Featured Places: Wexford
My exhibit reflects my adopted home of Co Wexford, its name in Irish and the county colours of purple and gold or saffron, and one of its most famous landmarks Hook Head Lighthouse. My exhibit seeks to capture the modern and the ancient which are co-present in Co Wexford and which is part of what makes it a wonderful place to live.
County Wexford (Irish: Contae Loch Garman) is a county in Ireland. It is in the province of Leinster and is part of the South-East Region. Named after the town of Wexford, it was based on the historic Gaelic territory of Hy Kinsella (Uí Ceinnsealaigh), whose capital was Ferns.
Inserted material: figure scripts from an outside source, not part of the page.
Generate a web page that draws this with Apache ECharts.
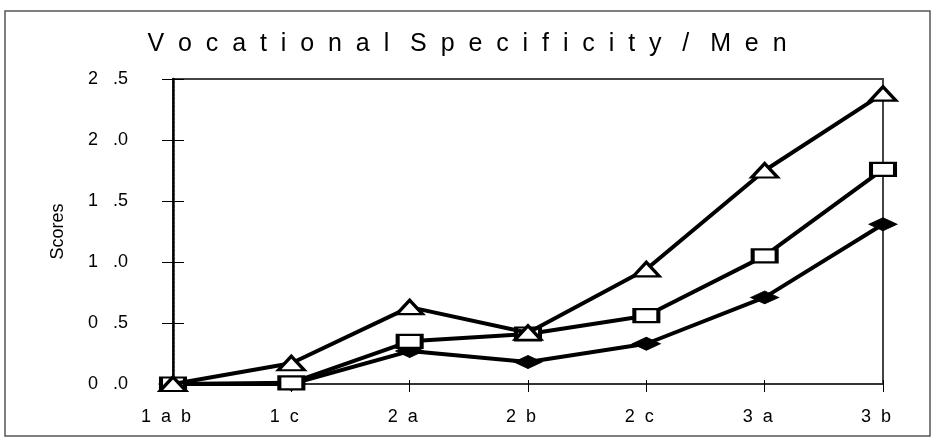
<!DOCTYPE html>
<html>
<head>
<meta charset="utf-8">
<script src="https://cdn.jsdelivr.net/npm/echarts@6/dist/echarts.min.js"></script>
<style>html,body{margin:0;padding:0;background:#fff}#c{width:934px;height:440px}</style>
</head>
<body>
<div id="c"></div>
<script>
const categories = ['1ab', '1c', '2a', '2b', '2c', '3a', '3b'];
const triangleSeries = [0, 0.17, 0.63, 0.42, 0.94, 1.75, 2.38];
const squareSeries = [0, 0.01, 0.35, 0.41, 0.56, 1.05, 1.76];
const diamondSeries = [0, 0.0, 0.27, 0.18, 0.33, 0.71, 1.31];
const titleText = 'Vocational Specificity / Men';
const yName = 'Scores';

const FONT = 'Liberation Sans, Arial, sans-serif';
const spaced = s => s.split(' ').map(w => w.split('').join('  ')).join('   ');
const catLabel = s => s.split('').join('  ');
const yLabel = v => { const t = v.toFixed(1).split('.'); return t[0] + '   .' + t[1]; };

const GRID = {left: 173, right: 51, top: 79, bottom: 56};

const chart = echarts.init(document.getElementById('c'), null, {renderer: 'canvas'});
const markerBase = {type: 'line', smooth: false, lineStyle: {color: '#000', width: 4}, showSymbol: true, animation: false};
chart.setOption({
  animation: false,
  backgroundColor: '#fff',
  title: {
    text: spaced(titleText), left: 'center', top: 27,
    textStyle: {fontFamily: FONT, fontSize: 25, fontWeight: 'normal', color: '#000'}
  },
  graphic: [{type: 'rect', shape: {x: 5, y: 11, width: 925, height: 425}, style: {fill: 'none', stroke: '#555', lineWidth: 1.5}, silent: true, z: -1}],
  grid: [
    Object.assign({show: true, borderColor: '#444', borderWidth: 2, backgroundColor: 'transparent'}, GRID),
    Object.assign({show: false}, GRID)
  ],
  xAxis: [{
    gridIndex: 0, type: 'category', data: categories, boundaryGap: false, position: 'bottom',
    axisLine: {lineStyle: {color: '#333', width: 2, type: [3, 1]}},
    axisTick: {show: true, alignWithLabel: true, inside: false, length: 8, lineStyle: {color: '#000', width: 1}},
    axisLabel: {fontFamily: FONT, fontSize: 18, color: '#000', margin: 24, padding: [0, 14, 0, 0], formatter: catLabel},
    splitLine: {show: false}
  }, {
    gridIndex: 1, type: 'category', data: categories, boundaryGap: false, position: 'bottom',
    axisLine: {show: false}, axisLabel: {show: false}, splitLine: {show: false},
    axisTick: {show: true, inside: true, length: 4, lineStyle: {color: '#000', width: 1}}
  }],
  yAxis: [{
    gridIndex: 0, type: 'value', min: 0, max: 2.5, interval: 0.5, position: 'left',
    name: yName, nameLocation: 'middle', nameGap: 106, nameRotate: 90,
    nameTextStyle: {fontFamily: FONT, fontSize: 18, color: '#000'},
    axisLine: {show: true, lineStyle: {color: '#000', width: 2.5, type: [3, 1]}},
    axisTick: {show: true, inside: false, length: 11, lineStyle: {color: '#000', width: 1}},
    axisLabel: {fontFamily: FONT, fontSize: 18, color: '#000', margin: 45, formatter: yLabel},
    splitLine: {show: false}
  }, {
    gridIndex: 1, type: 'value', min: 0, max: 2.5, interval: 0.5, position: 'left',
    axisLine: {show: false}, axisLabel: {show: false}, splitLine: {show: false},
    axisTick: {show: true, inside: true, length: 11, lineStyle: {color: '#000', width: 1}}
  }],
  series: [
    Object.assign({}, markerBase, {name: 'diamond', data: diamondSeries, symbol: 'diamond', symbolSize: [28, 13],
      itemStyle: {color: '#000', borderColor: '#000', borderWidth: 1}, z: 2}),
    Object.assign({}, markerBase, {name: 'square', data: squareSeries, symbol: 'rect', symbolSize: [24, 13],
      itemStyle: {color: '#fff', borderColor: '#000', borderWidth: 3}, z: 3}),
    Object.assign({}, markerBase, {name: 'triangle', data: triangleSeries, symbol: 'triangle', symbolSize: [26, 14],
      itemStyle: {color: '#fff', borderColor: '#000', borderWidth: 3}, z: 4})
  ]
});
</script>
</body>
</html>
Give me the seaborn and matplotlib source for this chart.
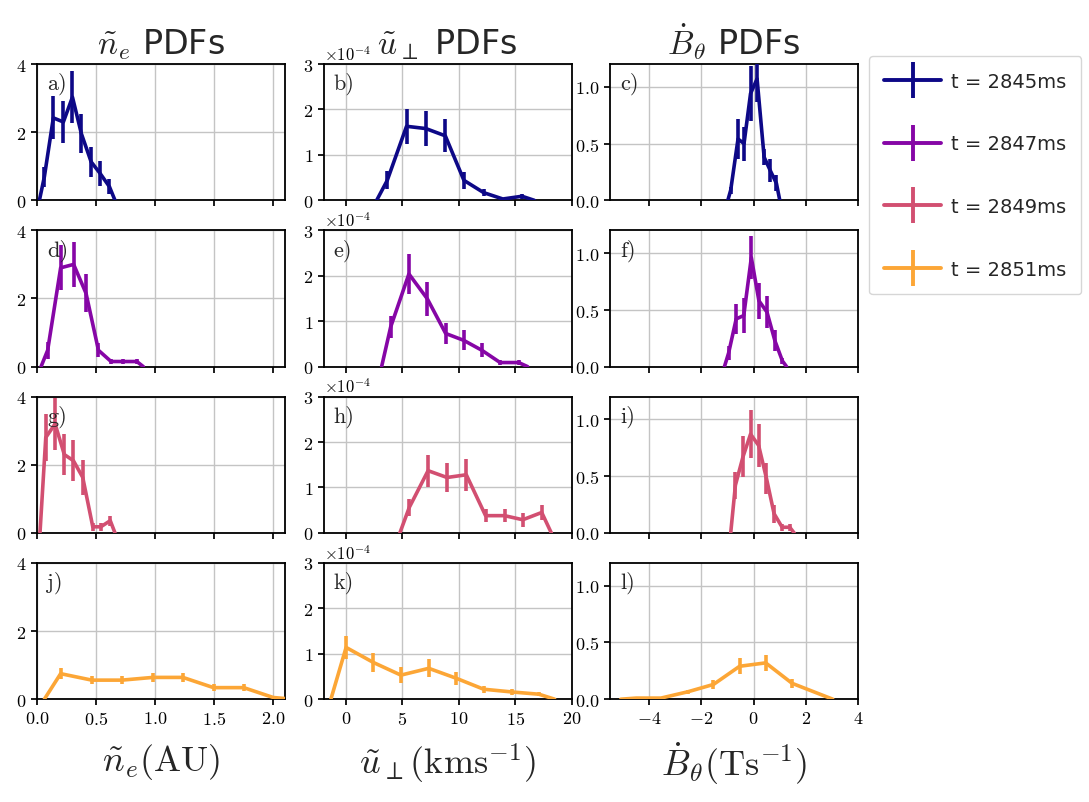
import numpy as np
import pandas as pd
import matplotlib
matplotlib.use("Agg")
import matplotlib.pyplot as plt
import seaborn as sns
from matplotlib.lines import Line2D

# ---------------- data ----------------
times = ["2845", "2847", "2849", "2851"]
panel_letters = ["a)", "b)", "c)", "d)", "e)", "f)", "g)", "h)", "i)", "j)", "k)", "l)"]

# column 1: n_e PDFs
ne_x_2845 = [0.02, 0.062, 0.138, 0.223, 0.30, 0.375, 0.458, 0.534, 0.613, 0.66]
ne_y_2845 = [0.0, 0.69, 2.42, 2.30, 3.03, 1.96, 1.13, 0.79, 0.40, 0.0]
ne_e_2845 = [0.0, 0.29, 0.63, 0.63, 0.77, 0.58, 0.44, 0.36, 0.22, 0.0]

ne_x_2847 = [0.034, 0.09, 0.20, 0.31, 0.415, 0.52, 0.627, 0.73, 0.845, 0.90]
ne_y_2847 = [0.0, 0.48, 2.90, 3.00, 2.15, 0.48, 0.15, 0.15, 0.15, 0.0]
ne_e_2847 = [0.0, 0.25, 0.66, 0.67, 0.56, 0.20, 0.08, 0.08, 0.08, 0.0]

ne_x_2849 = [0.025, 0.074, 0.153, 0.231, 0.308, 0.387, 0.472, 0.54, 0.62, 0.66]
ne_y_2849 = [0.0, 2.80, 3.20, 2.30, 2.12, 1.63, 0.18, 0.18, 0.36, 0.0]
ne_e_2849 = [0.0, 0.70, 0.76, 0.61, 0.61, 0.51, 0.12, 0.12, 0.15, 0.0]

ne_x_2851 = [0.062, 0.20, 0.464, 0.718, 0.98, 1.235, 1.494, 1.75, 2.0, 2.1]
ne_y_2851 = [0.0, 0.75, 0.56, 0.56, 0.64, 0.64, 0.34, 0.34, 0.05, 0.02]
ne_e_2851 = [0.0, 0.17, 0.12, 0.12, 0.14, 0.14, 0.10, 0.10, 0.0, 0.0]

# column 2: u_perp PDFs (units of 1e-4)
u_x_2845 = [2.71, 3.65, 5.36, 7.07, 8.80, 10.45, 12.2, 13.9, 15.6, 16.7]
u_y_2845 = [0.0, 0.44, 1.63, 1.58, 1.42, 0.44, 0.17, 0.03, 0.09, 0.0]
u_e_2845 = [0.0, 0.20, 0.38, 0.38, 0.36, 0.18, 0.08, 0.03, 0.05, 0.0]

u_x_2847 = [3.15, 3.95, 5.57, 7.21, 8.83, 10.42, 12.04, 13.66, 15.3, 16.1]
u_y_2847 = [0.0, 0.87, 2.04, 1.49, 0.73, 0.58, 0.36, 0.09, 0.09, 0.0]
u_e_2847 = [0.0, 0.25, 0.44, 0.38, 0.24, 0.22, 0.15, 0.05, 0.05, 0.0]

u_x_2849 = [4.77, 5.60, 7.27, 8.95, 10.66, 12.37, 14.05, 15.67, 17.35, 18.2]
u_y_2849 = [0.0, 0.56, 1.37, 1.22, 1.28, 0.38, 0.38, 0.29, 0.45, 0.0]
u_e_2849 = [0.0, 0.18, 0.35, 0.32, 0.35, 0.15, 0.15, 0.15, 0.16, 0.0]

u_x_2851 = [-1.35, 0.0, 2.41, 4.86, 7.33, 9.78, 12.2, 14.7, 17.1, 18.5]
u_y_2851 = [0.0, 1.14, 0.81, 0.53, 0.68, 0.46, 0.22, 0.16, 0.11, 0.0]
u_e_2851 = [0.0, 0.26, 0.21, 0.17, 0.20, 0.15, 0.08, 0.06, 0.05, 0.0]

# column 3: dB_theta/dt PDFs
b_x_2845 = [-0.99, -0.88, -0.60, -0.37, -0.12, 0.13, 0.40, 0.64, 0.87, 1.0]
b_y_2845 = [0.0, 0.09, 0.54, 0.50, 0.94, 1.07, 0.38, 0.26, 0.15, 0.0]
b_e_2845 = [0.0, 0.03, 0.18, 0.15, 0.24, 0.20, 0.07, 0.10, 0.07, 0.0]

b_x_2847 = [-1.12, -0.96, -0.67, -0.38, -0.09, 0.20, 0.51, 0.81, 1.10, 1.26]
b_y_2847 = [0.0, 0.12, 0.42, 0.45, 0.96, 0.58, 0.48, 0.23, 0.05, 0.0]
b_e_2847 = [0.0, 0.06, 0.13, 0.15, 0.19, 0.16, 0.14, 0.09, 0.03, 0.0]

b_x_2849 = [-0.88, -0.70, -0.41, -0.12, 0.19, 0.49, 0.78, 1.09, 1.38, 1.55]
b_y_2849 = [0.0, 0.42, 0.67, 0.87, 0.77, 0.48, 0.17, 0.05, 0.05, 0.0]
b_e_2849 = [0.0, 0.12, 0.18, 0.21, 0.19, 0.14, 0.08, 0.03, 0.03, 0.0]

b_x_2851 = [-5.09, -4.5, -3.55, -2.53, -1.54, -0.54, 0.46, 1.47, 3.03]
b_y_2851 = [0.0, 0.01, 0.01, 0.065, 0.13, 0.29, 0.32, 0.14, 0.0]
b_e_2851 = [0.0, 0.0, 0.0, 0.02, 0.04, 0.07, 0.07, 0.04, 0.0]

ne_data = [(ne_x_2845, ne_y_2845, ne_e_2845), (ne_x_2847, ne_y_2847, ne_e_2847),
           (ne_x_2849, ne_y_2849, ne_e_2849), (ne_x_2851, ne_y_2851, ne_e_2851)]
u_data = [(u_x_2845, u_y_2845, u_e_2845), (u_x_2847, u_y_2847, u_e_2847),
          (u_x_2849, u_y_2849, u_e_2849), (u_x_2851, u_y_2851, u_e_2851)]
b_data = [(b_x_2845, b_y_2845, b_e_2845), (b_x_2847, b_y_2847, b_e_2847),
          (b_x_2849, b_y_2849, b_e_2849), (b_x_2851, b_y_2851, b_e_2851)]

col_titles = [r"$\tilde{n}_e$ PDFs", r"$\tilde{u}_\perp$ PDFs", r"$\dot{B}_\theta$ PDFs"]
col_xlabels = [r"$\tilde{n}_e(\mathrm{AU})$", r"$\tilde{u}_\perp(\mathrm{kms}^{-1})$",
               r"$\dot{B}_\theta(\mathrm{Ts}^{-1})$"]
col_xlim = [(0, 2.1), (-2, 20), (-5.5, 4)]
col_xticks = [[0, 0.5, 1.0, 1.5, 2.0], [0, 5, 10, 15, 20], [-4, -2, 0, 2, 4]]
col_ylim = [(0, 4), (0, 3e-4), (0, 1.2)]
col_yticks = [[0, 2, 4], [0, 1e-4, 2e-4, 3e-4], [0, 0.5, 1.0]]
col_yscale = [1.0, 1e-4, 1.0]

# ---------------- style ----------------
sns.set_theme(style="ticks")
plt.rcParams["font.family"] = ["cmr10", "DejaVu Sans"]
plt.rcParams["mathtext.fontset"] = "cm"
plt.rcParams["axes.formatter.use_mathtext"] = True
plt.rcParams["axes.unicode_minus"] = True
plt.rcParams["axes.edgecolor"] = "black"
plt.rcParams["axes.linewidth"] = 1.3
plt.rcParams["xtick.color"] = "black"
plt.rcParams["ytick.color"] = "black"
plt.rcParams["xtick.major.size"] = 4
plt.rcParams["ytick.major.size"] = 4
plt.rcParams["xtick.labelsize"] = 13
plt.rcParams["ytick.labelsize"] = 13

colors = [plt.cm.plasma(v) for v in (0.0, 0.27, 0.53, 0.8)]

fig = plt.figure(figsize=(10.89, 8.03), dpi=100)
gs = fig.add_gridspec(4, 3, left=0.034, right=0.788, top=0.919, bottom=0.128,
                      wspace=0.155, hspace=0.22)

columns = [ne_data, u_data, b_data]
for r in range(4):
    for c in range(3):
        ax = fig.add_subplot(gs[r, c])
        x, y, e = columns[c][r]
        scale = col_yscale[c]
        df = pd.DataFrame({"x": x, "y": np.array(y) * scale, "e": np.array(e) * scale})
        sns.lineplot(data=df, x="x", y="y", ax=ax, color=colors[r], lw=2.6,
                     sort=False, estimator=None, legend=False, zorder=3)
        m = df["e"] > 0
        ax.errorbar(df["x"][m], df["y"][m], yerr=df["e"][m], fmt="none",
                    ecolor=colors[r], elinewidth=2.6, capsize=0, zorder=3)
        ax.set_xlim(*col_xlim[c])
        ax.set_ylim(*col_ylim[c])
        ax.set_xticks(col_xticks[c])
        ax.set_yticks(col_yticks[c])
        if c == 1:
            ax.ticklabel_format(axis="y", style="sci", scilimits=(0, 0), useMathText=True)
        ax.grid(True, color="#c4c4c4", lw=1.0, zorder=0)
        ax.set_axisbelow(True)
        ax.set_xlabel("")
        ax.set_ylabel("")
        ax.yaxis.get_offset_text().set_fontsize(12)
        if r < 3:
            ax.tick_params(axis="x", labelbottom=False)
        else:
            ax.set_xlabel(col_xlabels[c], fontsize=26, labelpad=10)
        if r == 0:
            ax.set_title(col_titles[c], fontsize=24, family="DejaVu Sans", pad=8)
        ax.text(0.04, 0.86, panel_letters[r * 3 + c], transform=ax.transAxes,
                fontsize=16, va="center", ha="left", zorder=5)

handles = [Line2D([], [], color=colors[i], lw=2.8, marker="|", markersize=26,
                  markeredgewidth=2.8) for i in range(4)]
labels = [f"t = {t}ms" for t in times]
fig.legend(handles, labels, loc="upper left", bbox_to_anchor=(0.789, 0.941),
           prop={"family": "DejaVu Sans", "size": 14}, numpoints=1,
           handlelength=2.9, handletextpad=0.5, labelspacing=2.25,
           borderpad=0.8, frameon=True, fancybox=True, edgecolor="#cccccc")

fig.savefig("out.png", dpi=100)
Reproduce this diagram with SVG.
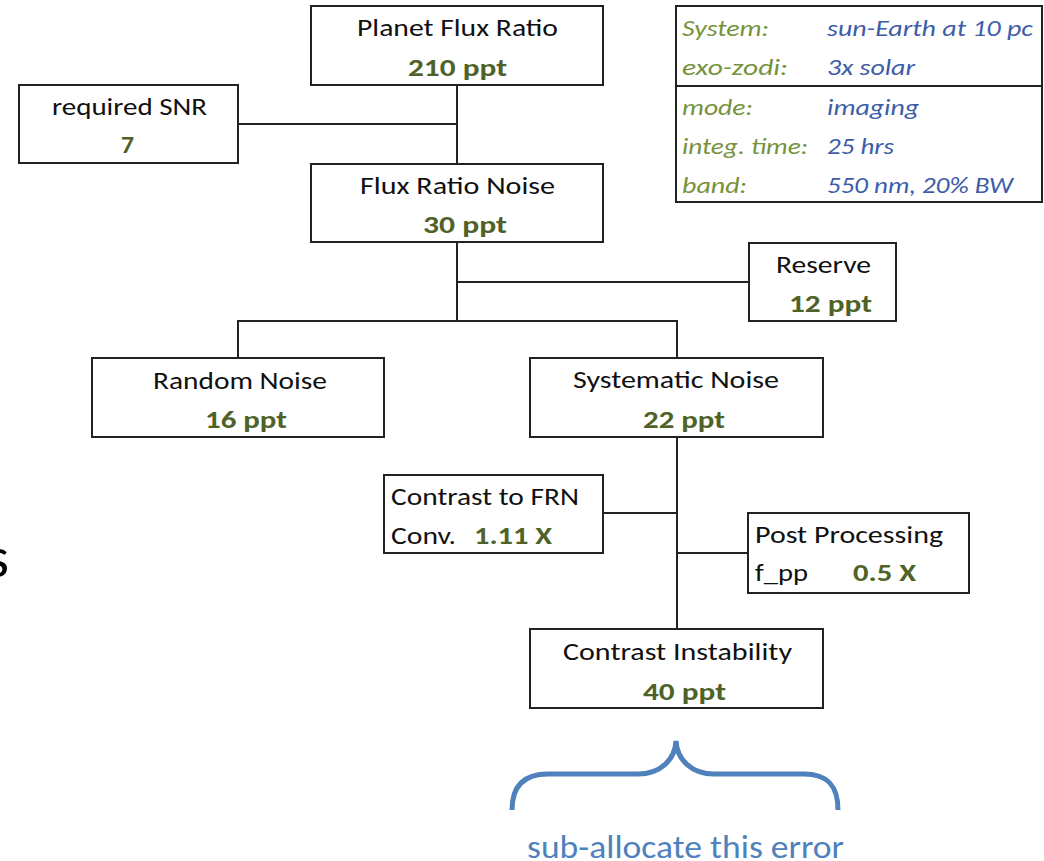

It has been my home since 2002. The county colours are purple and gold or saffron – which is why I chose to put the name in Irish in those colours.
Founded c.1200, Co. Wexford takes its name from the town of the same name. Veisafjorðr is an Old Norse word meaning “fjord of the mud flats”. The Irish name Loch Garman means “Garman’s lake”, named after the legendary character Garman Garbh, said to have been drowned in the mudflats by an enchantress.
Wexford has over 250km or 155 miles of coastline and beautiful sandy beaches and one of the most famous landmarks is the Hook Head Lighthouse.
The Hook Lighthouse (Irish: Teach Solais Rinn Duáin; also known as Hook Head Lighthouse) is a building situated on Hook Head at the tip of the Hook Peninsula in County Wexford, in Ireland. It is one of the oldest lighthouses in the world and the second oldest operating lighthouse in the world, after the Tower of Hercules in Spain. It is operated by the Commissioners of Irish Lights, the Irish Lighthouse Authority, it marks the eastern entrance to Waterford Harbour. The current structure has stood for 849 years. It was built by William Marshall, the Earl of Pembroke on the site of an earlier beacon believed to have been there from the 5th Century.